How Families Have Changed — And How They Haven’t — Since The 1970s
Far out, man.
If you’re not familiar with Nathan Yau, aka the father of Flowing Data, he’s the favorite data scientist you never knew you had. He churns out infographics like this gem that shows exactly how many people are younger than you, and the recent visualization of the 50 most common types of families in the U.S. Now your boy is back to show you how much those families have changed since 1970. The result is the following interactive graph that functions as somewhat of a data time machine. (It’s like a hot tub time machine, but much nerdier.)
Beyond all the shag carpeting, the biggest changes since the 70s has been the increase in one-person households, and decreases in children.
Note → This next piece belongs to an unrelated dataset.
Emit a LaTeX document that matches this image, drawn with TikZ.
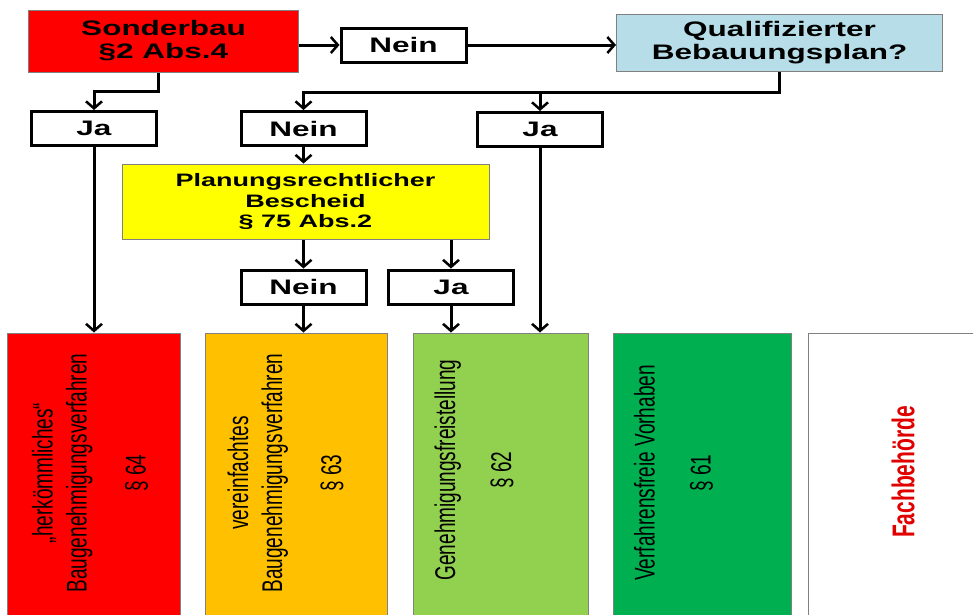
\documentclass[tikz,border=0pt]{standalone}
\usepackage{fontspec}
\setmainfont{Liberation Sans}
\newfontfamily\widefont[FakeStretch=1.5]{Liberation Sans}
\newfontfamily\narrowfont[FakeStretch=0.667]{Liberation Sans}
\usetikzlibrary{arrows.meta}
\definecolor{sonderred}{HTML}{FF0000}
\definecolor{qualblue}{HTML}{B7DEE8}
\definecolor{bescheidyellow}{HTML}{FFFF00}
\definecolor{simpleorange}{HTML}{FFC000}
\definecolor{freegreen}{HTML}{92D050}
\definecolor{procgreen}{HTML}{00B050}
\definecolor{fachred}{HTML}{E00000}
\begin{document}
\begin{tikzpicture}[x=1pt, y=-1pt,
		answer/.style={draw, line width=3pt, fill=white, inner sep=0pt, minimum width=125pt, minimum height=34pt, font=\widefont\bfseries\fontsize{21}{23}\selectfont},
		question/.style={draw=gray, line width=1pt, inner sep=0pt, align=center, font=\widefont\bfseries\fontsize{21}{23}\selectfont},
		procbox/.style={draw=gray, line width=1pt, inner sep=0pt, minimum height=317pt},
		proctext/.style={rotate=90, align=center, inner sep=0pt, font=\narrowfont\fontsize{28.5}{34}\selectfont},
		arr/.style={line width=3pt, -{Straight Barb[length=7pt, width=16pt, line width=2.5pt]}}]
%			\draw[help lines] (0,0) grid (973,614);
			\clip (0,0) rectangle (973,614);
			\node[question, fill=sonderred, minimum width=270pt, minimum height=62pt] (sonder) at (163.5,41) {Sonderbau \\ §2 Abs.4};
			\node[answer] (nein1) at (403.5,45) {Nein};
			\node[question, fill=qualblue, minimum width=326pt, minimum height=57pt] (quali) at (779.5,43) {Qualifizierter \\ Bebauungsplan?};
			\node[answer] (ja1) at (94,128.5) {Ja};
			\node[answer] (nein2) at (303.5,128.5) {Nein};
			\node[answer] (ja2) at (540,129.5) {Ja};
			\node[question, fill=bescheidyellow, minimum width=367pt, minimum height=75pt, font=\widefont\bfseries\fontsize{18}{20.5}\selectfont] (bescheid) at (305.5,201.5) {Planungsrechtlicher \\ Bescheid \\ § 75 Abs.2};
			\node[answer] (nein3) at (303.5,287) {Nein};
			\node[answer] (ja3) at (451,287) {Ja};
			\node[procbox, fill=sonderred, minimum width=173pt] (b64) at (93.5,491.5) {};
			\node[procbox, fill=simpleorange, minimum width=182pt] (b63) at (296,491.5) {};
			\node[procbox, fill=freegreen, minimum width=175pt] (b62) at (500.5,491.5) {};
			\node[procbox, fill=procgreen, minimum width=178pt] (b61) at (702,491.5) {};
			\node[procbox, fill=white, minimum width=192pt] (bfach) at (904,491.5) {};
			\node[proctext] (t64) at (90,473) {„herkömmliches“ \\ Baugenehmigungsverfahren \\[25pt] § 64};
			\node[proctext] (t63) at (285.5,473) {vereinfachtes \\ Baugenehmigungsverfahren \\[25pt] § 63};
			\node[proctext] (t62) at (474,470) {Genehmigungsfreistellung \\[22pt] § 62};
			\node[proctext] (t61) at (673.5,473) {Verfahrensfreie Vorhaben \\[22pt] § 61};
			\node[proctext, text=fachred, font=\narrowfont\bfseries\fontsize{31.5}{36}\selectfont] (tfach) at (903,472) {Fachbehörde};
			\draw[arr] (sonder.east |- nein1.west) -- (nein1.west);
			\draw[arr] (nein1.east) -- (nein1.east -| quali.west);
			\draw[arr] (sonder.south -| ja1.east) -- ++(0,19) -| (ja1.north);
			\draw[arr] (quali.south) -- ++(0,20) coordinate (qfork) -| (nein2.north);
			\draw[arr] (qfork -| ja2.north) -- (ja2.north);
			\draw[arr] (nein2.south) -- (nein2.south |- bescheid.north);
			\draw[arr] (nein3.north |- bescheid.south) -- (nein3.north);
			\draw[arr] (ja3.north |- bescheid.south) -- (ja3.north);
			\draw[arr] (ja1.south) -- (ja1.south |- b64.north);
			\draw[arr] (nein3.south) -- (nein3.south |- b63.north);
			\draw[arr] (ja3.south) -- (ja3.south |- b62.north);
			\draw[arr] (ja2.south) -- (ja2.south |- b62.north);
		\end{tikzpicture}
\end{document}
While plenty of married people still have kids, they’re not trying to start full-on family bands anymore. Married couples with 3 kids made up 7.6 percent of all families in 1970, but they represent only 3.21 percent of families today. In contrast, one-person households have gained ground, currently making up 27.48 percent of families, versus 17.85 percent in 1970. Perhaps this is because less people are having kids, or maybe these bachelors just missed the peace and love memo?
Although a lot has changed, families then and now are still more similar than they are different. While the top 10 types of families in 2014 accounted for 85 percent of the total, that same 10 made up 83 percent of all household in the 70s. At only a 2 percent difference, you’d think you and the missus could close that gap in the bedroom making a few more babies. You’d be wrong, but by all means go for it anyways. Yau has the number crunching part covered.